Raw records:
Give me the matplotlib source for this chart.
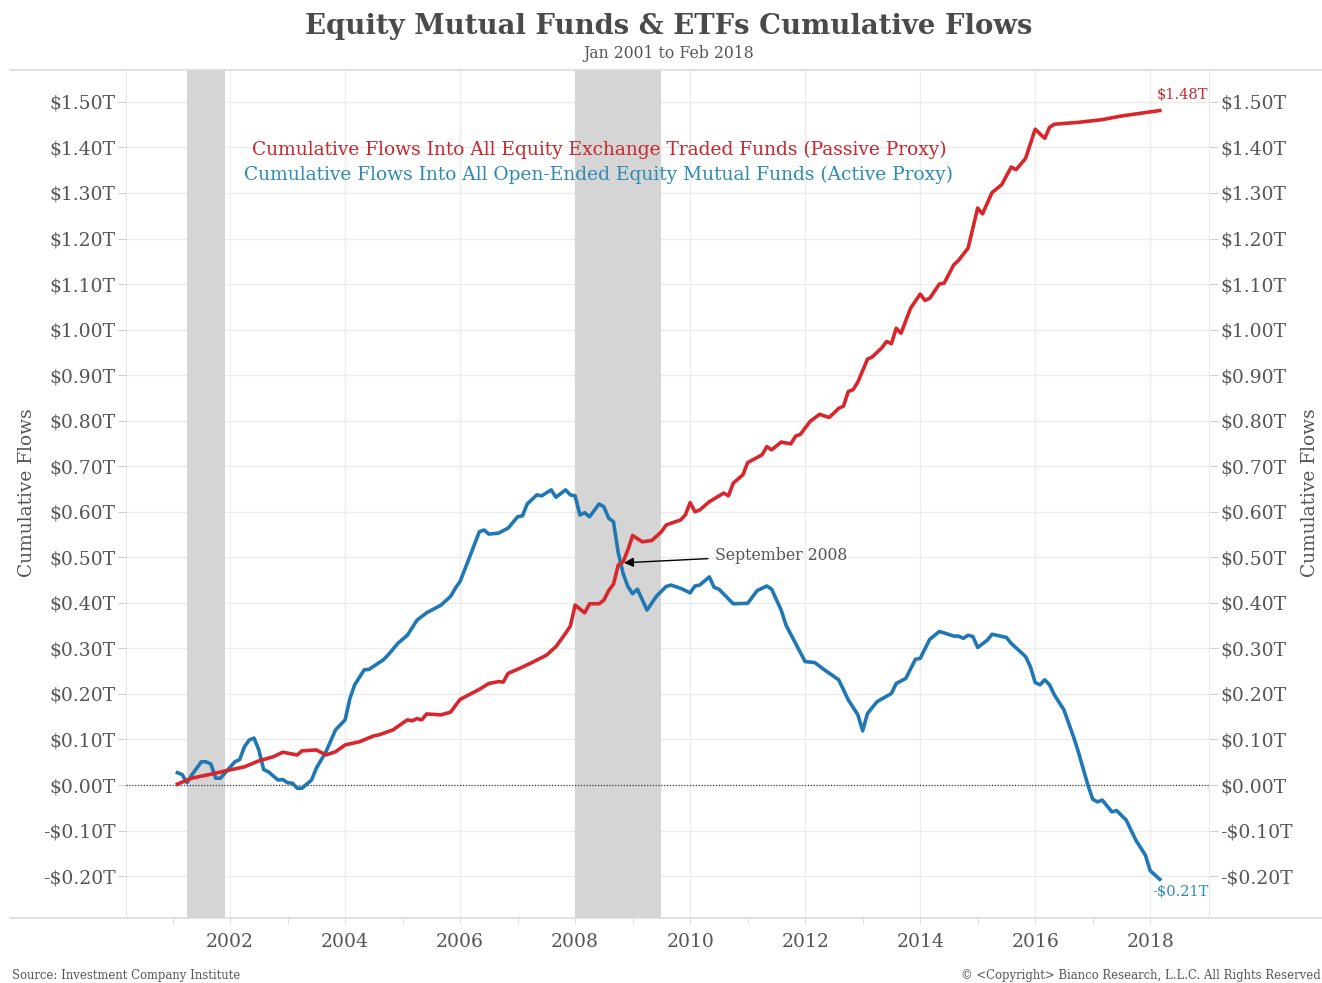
import matplotlib.pyplot as plt
import numpy as np
from matplotlib.lines import Line2D

# Equity mutual funds vs ETFs, cumulative flows (trillions of dollars).

OUTPUT_PATH = "out.png"

ETF_DATES = [
    "2001-01", "2001-04", "2001-09", "2001-11", "2002-03", "2002-06", "2002-09", "2002-11",
    "2003-02", "2003-03", "2003-06", "2003-08", "2003-10", "2003-12", "2004-03", "2004-06",
    "2004-07", "2004-10", "2004-12", "2005-01", "2005-02", "2005-03", "2005-04", "2005-05",
    "2005-08", "2005-09", "2005-10", "2005-11", "2005-12", "2006-04", "2006-06", "2006-08",
    "2006-09", "2006-10", "2007-01", "2007-03", "2007-06", "2007-08", "2007-10", "2007-11",
    "2007-12", "2008-02", "2008-03", "2008-05", "2008-06", "2008-07", "2008-08", "2008-09",
    "2008-10", "2008-11", "2008-12", "2009-02", "2009-04", "2009-06", "2009-07", "2009-10",
    "2009-11", "2009-12", "2010-01", "2010-02", "2010-04", "2010-07", "2010-08", "2010-09",
    "2010-11", "2010-12", "2011-03", "2011-04", "2011-05", "2011-07", "2011-09", "2011-10",
    "2011-11", "2012-01", "2012-03", "2012-05", "2012-07", "2012-08", "2012-09", "2012-10",
    "2012-11", "2013-01", "2013-02", "2013-04", "2013-05", "2013-06", "2013-07", "2013-08",
    "2013-10", "2013-12", "2014-01", "2014-02", "2014-04", "2014-05", "2014-07", "2014-08",
    "2014-10", "2014-12", "2015-01", "2015-03", "2015-05", "2015-07", "2015-08", "2015-10",
    "2015-12", "2016-02", "2016-03", "2016-04", "2016-09", "2017-02", "2017-06", "2017-10",
    "2018-02",
]
ETF_VALUES = [
    0.002, 0.015, 0.026, 0.031, 0.040, 0.053, 0.062, 0.072,
    0.066, 0.075, 0.077, 0.066, 0.073, 0.088, 0.095, 0.108,
    0.110, 0.121, 0.136, 0.143, 0.141, 0.146, 0.143, 0.156,
    0.154, 0.157, 0.160, 0.174, 0.188, 0.210, 0.223, 0.227,
    0.226, 0.245, 0.259, 0.269, 0.285, 0.304, 0.333, 0.349,
    0.395, 0.378, 0.398, 0.398, 0.406, 0.427, 0.441, 0.483,
    0.490, 0.516, 0.548, 0.534, 0.537, 0.556, 0.571, 0.582,
    0.593, 0.620, 0.600, 0.604, 0.622, 0.641, 0.635, 0.663,
    0.681, 0.708, 0.725, 0.743, 0.736, 0.753, 0.749, 0.766,
    0.770, 0.798, 0.814, 0.807, 0.827, 0.832, 0.864, 0.868,
    0.885, 0.935, 0.940, 0.960, 0.974, 0.969, 1.003, 0.992,
    1.047, 1.078, 1.064, 1.069, 1.100, 1.102, 1.142, 1.152,
    1.179, 1.267, 1.254, 1.301, 1.318, 1.357, 1.351, 1.376,
    1.440, 1.420, 1.444, 1.451, 1.455, 1.461, 1.469, 1.475,
    1.481,
]

FUND_DATES = [
    "2001-01", "2001-02", "2001-03", "2001-04", "2001-06", "2001-07", "2001-08", "2001-09",
    "2001-10", "2001-11", "2002-01", "2002-02", "2002-03", "2002-04", "2002-05", "2002-06",
    "2002-07", "2002-08", "2002-10", "2002-11", "2002-12", "2003-01", "2003-02", "2003-03",
    "2003-05", "2003-06", "2003-08", "2003-10", "2003-12", "2004-01", "2004-02", "2004-04",
    "2004-05", "2004-08", "2004-09", "2004-11", "2005-01", "2005-03", "2005-05", "2005-08",
    "2005-10", "2005-11", "2005-12", "2006-02", "2006-04", "2006-05", "2006-06", "2006-08",
    "2006-10", "2006-12", "2007-01", "2007-02", "2007-04", "2007-05", "2007-07", "2007-08",
    "2007-10", "2007-11", "2007-12", "2008-01", "2008-02", "2008-03", "2008-05", "2008-06",
    "2008-07", "2008-08", "2008-09", "2008-10", "2008-11", "2008-12", "2009-01", "2009-03",
    "2009-05", "2009-07", "2009-08", "2009-10", "2009-12", "2010-01", "2010-02", "2010-04",
    "2010-05", "2010-06", "2010-09", "2010-12", "2011-02", "2011-04", "2011-05", "2011-07",
    "2011-08", "2011-10", "2011-12", "2012-02", "2012-04", "2012-07", "2012-09", "2012-11",
    "2012-12", "2013-01", "2013-03", "2013-06", "2013-07", "2013-09", "2013-11", "2013-12",
    "2014-02", "2014-04", "2014-05", "2014-07", "2014-08", "2014-09", "2014-10", "2014-11",
    "2014-12", "2015-02", "2015-03", "2015-06", "2015-07", "2015-10", "2015-11", "2015-12",
    "2016-01", "2016-02", "2016-03", "2016-04", "2016-06", "2016-08", "2016-09", "2016-11",
    "2016-12", "2017-01", "2017-02", "2017-04", "2017-05", "2017-07", "2017-09", "2017-11",
    "2017-12", "2018-02",
]
FUND_VALUES = [
    0.027, 0.023, 0.005, 0.022, 0.051, 0.051, 0.046, 0.015,
    0.015, 0.027, 0.051, 0.056, 0.084, 0.099, 0.103, 0.077,
    0.034, 0.029, 0.011, 0.012, 0.005, 0.004, -0.007, -0.007,
    0.011, 0.037, 0.073, 0.121, 0.143, 0.190, 0.220, 0.253,
    0.254, 0.275, 0.286, 0.311, 0.329, 0.362, 0.378, 0.395,
    0.414, 0.432, 0.447, 0.501, 0.556, 0.560, 0.551, 0.553,
    0.564, 0.589, 0.591, 0.617, 0.637, 0.635, 0.648, 0.632,
    0.648, 0.637, 0.635, 0.593, 0.598, 0.589, 0.617, 0.611,
    0.586, 0.578, 0.510, 0.465, 0.436, 0.420, 0.430, 0.384,
    0.415, 0.436, 0.439, 0.432, 0.422, 0.437, 0.439, 0.457,
    0.434, 0.430, 0.398, 0.399, 0.427, 0.437, 0.430, 0.384,
    0.351, 0.311, 0.271, 0.269, 0.253, 0.231, 0.187, 0.154,
    0.119, 0.157, 0.183, 0.201, 0.223, 0.234, 0.276, 0.278,
    0.320, 0.337, 0.334, 0.327, 0.327, 0.322, 0.329, 0.326,
    0.302, 0.318, 0.331, 0.324, 0.311, 0.282, 0.260, 0.225,
    0.220, 0.231, 0.220, 0.198, 0.165, 0.106, 0.073, 0.000,
    -0.031, -0.037, -0.033, -0.059, -0.056, -0.077, -0.121, -0.154,
    -0.188, -0.207,
]

# Recessions (first and last month)
RECESSIONS = [("2001-03", "2001-11"), ("2007-12", "2009-06")]

YEAR_TICKS = [2002, 2004, 2006, 2008, 2010, 2012, 2014, 2016, 2018]
VALUE_TICKS = [-0.2, -0.1, 0.0, 0.1, 0.2, 0.3, 0.4, 0.5, 0.6, 0.7, 0.8, 0.9, 1.0, 1.1, 1.2, 1.3, 1.4, 1.5]

RED = "#d9262b"
BLUE = "#1f77b4"
RED_TEXT = "#c9252c"
BLUE_TEXT = "#2d8ab5"
TEXT_GRAY = "#555555"
GRID = "#ececec"
SHADE = "#d5d5d5"
FONT = "DejaVu Serif"

W, H = 1322, 983


def to_year(month_str: str) -> float:
    year, month = month_str.split("-")
    return int(year) + int(month) / 12


def money(v: float) -> str:
    if v < 0:
        return f"-${abs(v):.2f}T"
    return f"${v:.2f}T"


def fx(px: float) -> float:
    return px / W


def fy(py: float) -> float:
    return 1 - py / H


def style_axis(ax) -> None:
    ax.set_xlim(2000.19, 2019.04)
    ax.set_ylim(-0.292, 1.570)
    ax.set_yticks(VALUE_TICKS)
    ax.set_yticklabels([money(v) for v in VALUE_TICKS])
    ax.tick_params(axis="y", length=6, width=0.8, color="#cfcfcf", pad=1.5,
                   labelsize=13.5, labelcolor=TEXT_GRAY)
    for spine in ax.spines.values():
        spine.set_visible(False)


def main() -> None:
    plt.rcParams["font.family"] = [FONT, "DejaVu Sans"]
    fig = plt.figure(figsize=(W / 100, H / 100), dpi=100)
    ax = fig.add_axes([fx(126), fy(918), fx(1210) - fx(126), fy(70) - fy(918)])

    etf_x = [to_year(d) for d in ETF_DATES]
    fund_x = [to_year(d) for d in FUND_DATES]

    for start, end in RECESSIONS:
        ax.axvspan(to_year(start), to_year(end), color=SHADE, lw=0, zorder=1)

    for v in VALUE_TICKS:
        if v != 0:
            ax.axhline(v, color=GRID, lw=1, zorder=0)
    for yr in YEAR_TICKS:
        ax.axvline(yr, color=GRID, lw=1, zorder=0)
    ax.axhline(0, color="#333333", lw=0.9, ls=(0, (1, 1.3)), zorder=2)
    ax.axvline(2000.19, color="#e3e3e3", lw=1.2, zorder=0)
    ax.axvline(2019.04, color="#e3e3e3", lw=1.2, zorder=0)

    ax.plot(fund_x, FUND_VALUES, color=BLUE, lw=2.6, solid_joinstyle="round", zorder=3)
    ax.plot(etf_x, ETF_VALUES, color=RED, lw=2.6, solid_joinstyle="round", zorder=4)

    style_axis(ax)
    ax.set_xticks(YEAR_TICKS)
    ax.set_xticklabels([str(y) for y in YEAR_TICKS])
    ax.set_xticks(np.arange(2001, 2019, 2), minor=True)
    ax.tick_params(axis="x", which="both", length=4, width=0.8, color="#dddddd", pad=7,
                   labelsize=13.5, labelcolor=TEXT_GRAY)

    right = ax.twinx()
    style_axis(right)
    right.tick_params(axis="y", labelleft=False, labelright=True, left=False, right=True)

    # end-of-series labels
    ax.text(2018.57, 1.515, money(ETF_VALUES[-1]), color=RED_TEXT, fontsize=10.5,
            ha="center", va="center", zorder=5)
    ax.text(2018.52, -0.235, money(FUND_VALUES[-1]), color=BLUE_TEXT, fontsize=10.5,
            ha="center", va="center", zorder=5)

    ax.annotate(
        "September 2008",
        xy=(2008.85, 0.488),
        xytext=(2010.43, 0.505),
        color=TEXT_GRAY,
        fontsize=11.3,
        ha="left",
        va="center",
        arrowprops=dict(arrowstyle="-|>", color="black", lw=1, shrinkA=3, shrinkB=0,
                        mutation_scale=14),
        zorder=6,
    )

    # full width frame lines
    for py in (70, 918):
        fig.add_artist(Line2D([fx(10), 1], [fy(py), fy(py)], color="#dcdcdc", lw=1.2))

    fig.text(fx(669), fy(27), "Equity Mutual Funds & ETFs Cumulative Flows",
             ha="center", va="center", fontsize=19.8, fontweight="bold", color="#4a4a4a")
    fig.text(fx(669), fy(53), "Jan 2001 to Feb 2018", ha="center", va="center",
             fontsize=11.3, color=TEXT_GRAY)

    fig.text(fx(599), fy(150),
             "Cumulative Flows Into All Equity Exchange Traded Funds (Passive Proxy)",
             ha="center", va="center", fontsize=13.4, color=RED_TEXT)
    fig.text(fx(599), fy(175),
             "Cumulative Flows Into All Open-Ended Equity Mutual Funds (Active Proxy)",
             ha="center", va="center", fontsize=13.4, color=BLUE_TEXT)

    fig.text(fx(27), fy(493), "Cumulative Flows", rotation=90, ha="center", va="center",
             fontsize=13.4, color=TEXT_GRAY)
    fig.text(fx(1310), fy(493), "Cumulative Flows", rotation=90, ha="center", va="center",
             fontsize=13.4, color=TEXT_GRAY)

    fig.text(fx(12), fy(975), "Source: Investment Company Institute", ha="left",
             va="center", fontsize=8.4, color=TEXT_GRAY)
    fig.text(fx(1321), fy(975), "\u00a9 <Copyright> Bianco Research, L.L.C. All Rights Reserved",
             ha="right", va="center", fontsize=8.4, color=TEXT_GRAY)

    fig.savefig(OUTPUT_PATH, dpi=100, facecolor="white")
    plt.close(fig)


if __name__ == "__main__":
    main()
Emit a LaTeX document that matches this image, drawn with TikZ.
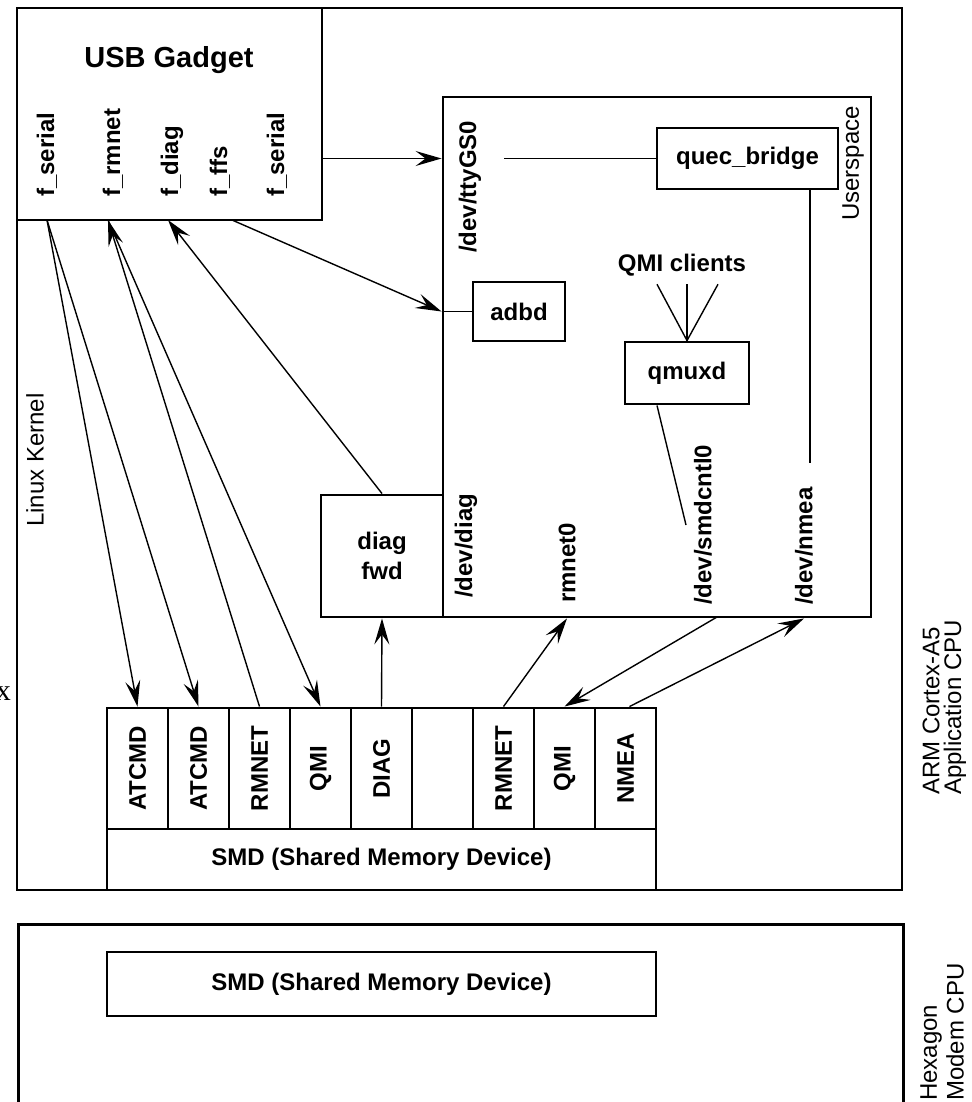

▶ **Challenge**
From the entries above, copy every line that holds the word "this".

▶ **Exercise output**
Give me the matplotlib source for this chart.
Emit a LaTeX document that matches this image, drawn with TikZ.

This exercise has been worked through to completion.